Illustration by Arthur Rackham, 1935

I was just musing that if a canon of horror literature could be developed, what should it include?   This would be a collection of say ten works that define horror literature and that everyone seriously interested in horror should read if he/she they wish to learn what horror is and should be.   This would not be a collection of the most popular works (whether novel, short story, essay, screenplay, theater, etc.) of horror, which would change constantly, but ten works which would define horror now and forever as the Bible does Christianity, as the Koran does Islam, and as the Analects of Confucius do Confucianism.   These should be eternal works that at the end of time, after the Zombie Apocalypse when no more books are written, the few remaining survivors of humanity can review all the literary works of all time and say, “These ten defined the horror genre.”  Of course, this canon will be forever debated, but lively, engaged discussion is the fun of a list like this.

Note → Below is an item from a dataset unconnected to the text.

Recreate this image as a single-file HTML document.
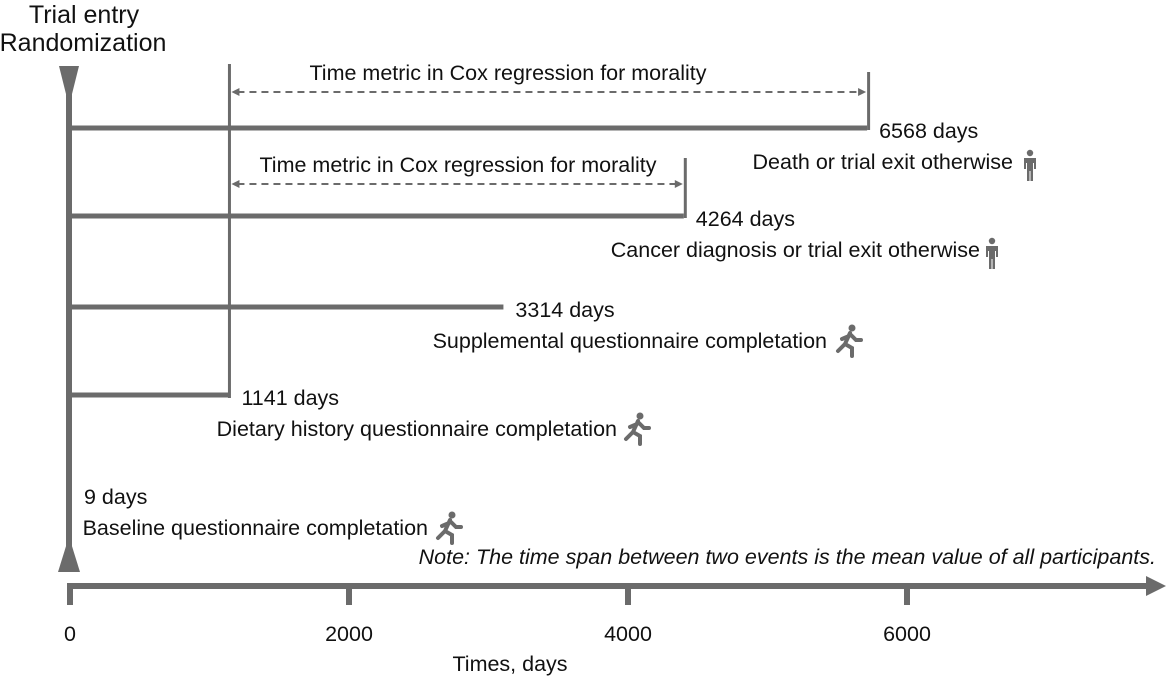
<!DOCTYPE html>
<html><head><meta charset="utf-8"><style>
html,body{margin:0;padding:0;background:#fff;}
svg{display:block;font-family:"Liberation Sans",Arial,sans-serif;}
</style></head><body>
<svg id="chart" width="1169" height="681" viewBox="0 0 1169 681"></svg>
<script>
const tickValues = [0, 2000, 4000, 6000];
const tickLabels = ["0", "2000", "4000", "6000"];
const eventDays = [6568, 4264, 3314, 1141, 9];
const eventDrawnEnd = [5714, 4400, 3107, 1143, 40];
const eventDayLabels = ["6568 days", "4264 days", "3314 days", "1141  days", "9 days"];
const eventNames = ["Death or trial exit otherwise", "Cancer diagnosis or trial exit otherwise", "Supplemental questionnaire completation", "Dietary history questionnaire completation", "Baseline questionnaire completation"];
const eventIcons = ["person", "person", "runner", "runner", "runner"];

const G = "#6b6b6b";
const FS = 21.5;
const svg = document.getElementById('chart');
const NS = "http://www.w3.org/2000/svg";
const x0 = 70, pxPerDay = 0.1395;
const xs = d => x0 + d * pxPerDay;
const rowY = [128, 216, 307, 395, 494];
function mk(tag, attrs, parent) {
  const e = document.createElementNS(NS, tag);
  for (const k in attrs) e.setAttribute(k, attrs[k]);
  (parent || svg).appendChild(e);
  return e;
}
function txt(s, attrs, name) {
  const t = mk('text', Object.assign({fill: "#111", "font-size": FS}, attrs));
  t.textContent = s;
  
  
  return t;
}
// title
txt("Trial entry", {x: 84, y: 23, "text-anchor": "middle", "font-size": 25}, "title-line-1");
txt("Randomization", {x: 83, y: 51, "text-anchor": "middle", "font-size": 25}, "title-line-2");
// vertical main line + triangles
let e = mk('rect', {x: 66, y: 70, width: 6, height: 500, fill: G});


e = mk('polygon', {points: "59,66 79,66 71,98 67,98", fill: G});


e = mk('polygon', {points: "67,543 71,543 80,572 58,572", fill: G});


// x axis
e = mk('rect', {x: 67, y: 583, width: 1085, height: 6, fill: G});


e = mk('polygon', {points: "1146,576 1166,586 1146,596", fill: G});


tickValues.forEach((v, i) => {
  const x = xs(v);
  const t = mk('rect', {x: x - 3, y: 583, width: 6, height: 22, fill: G});
  
  
  txt(tickLabels[i], {x: x, y: 641, "text-anchor": "middle"}, 'x-tick-label-' + tickLabels[i]);
});
txt("Times, days", {x: 510, y: 671, "text-anchor": "middle"}, "x-axis-title");
txt("Note: The time span between two events is the mean value of all participants.", {x: 1156, y: 564, "text-anchor": "end", "font-style": "italic"}, "note-text");
// vertical reference at dietary questionnaire
const refX = xs(eventDrawnEnd[3]);
e = mk('rect', {x: refX - 1.5, y: 64, width: 3, height: 334, fill: G});



function person(x, y, g) {
  mk('circle', {cx: x, cy: y - 24, r: 3.2, fill: G}, g);
  mk('path', {d: `M${x-6},${y-19} h12 v11 h-2 v-6 h-1 v18 h-2.5 v-10 h-1 v10 h-2.5 v-18 h-1 v6 h-2z`, fill: G}, g);
}
function runner(x, y, g) {
  mk('circle', {cx: x + 4, cy: y - 25, r: 3.5, fill: G}, g);
  mk('path', {d: `M${x+2},${y-20} L${x-3},${y-9} L${x-10},${y-2} M${x-3},${y-9} L${x+4},${y-5} L${x+4},${y+3} M${x+1},${y-17} L${x-6},${y-14} M${x+3},${y-18} L${x+8},${y-13} L${x+13},${y-13}`, stroke: G, "stroke-width": 4, fill: "none", "stroke-linecap": "round"}, g);
}
const iconX = [1030, 992, 848, 636, 448];
const nameEndX = [1013, 980, 827, 617, 428];
eventDays.forEach((d, i) => {
  const y = rowY[i];
  const g = mk('g', {});
  
  
  const xe = xs(eventDrawnEnd[i]);
  if (i < 4) {
    const b = mk('rect', {x: 70, y: y - 2.5, width: xe - 70, height: 5, fill: G}, g);
    
    
  } else {
    const b = mk('rect', {x: 70, y: y - 1.5, width: xe - 70 - 32, height: 3, fill: G}, g);
    
    
  }
  const lx = i < 4 ? xe + 12 : 84;
  txt(eventDayLabels[i], {x: lx, y: y + 10}, 'event-days-label-' + i);
  txt(eventNames[i], {x: nameEndX[i], y: y + 41, "text-anchor": "end"}, 'event-name-' + i);
  const ig = mk('g', {}, g);
  
  
  if (eventIcons[i] === 'person') person(iconX[i], y + 49, ig); else runner(iconX[i], y + 46, ig);
  if (i < 2) {
    const endTickTop = y - (i === 0 ? 56 : 58);
    const et = mk('rect', {x: xe, y: endTickTop, width: 3, height: y - endTickTop + 2, fill: G}, g);
    
    
    const ay = y - (i === 0 ? 36 : 32);
    const ln = mk('line', {x1: refX + 8, y1: ay, x2: xe - 7, y2: ay, stroke: G, "stroke-width": 2, "stroke-dasharray": "7,5"}, g);
    
    
    mk('polygon', {points: `${refX+2},${ay} ${refX+10},${ay-4} ${refX+10},${ay+4}`, fill: G}, g);
    mk('polygon', {points: `${xe-1},${ay} ${xe-9},${ay-4} ${xe-9},${ay+4}`, fill: G}, g);
    txt("Time metric in Cox regression for morality", {x: (i === 0 ? 508 : 458), y: ay - 12, "text-anchor": "middle"}, 'cox-label-' + i);
  }
});
</script>
</body></html>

To start off this conversation, here are my initial ten recommendations (subject to change as my reading progresses).  I will keep this list to one work from each of ten authors so that works by one author do not overwhelm the list.  This is not in any order of priority or preference–just as they pop into my mind.   Although these reflect my own reading (which tends to the past more than the present), I have added one or two authors I haven’t read, but from what I understand, have made significant contributions to the horror genre.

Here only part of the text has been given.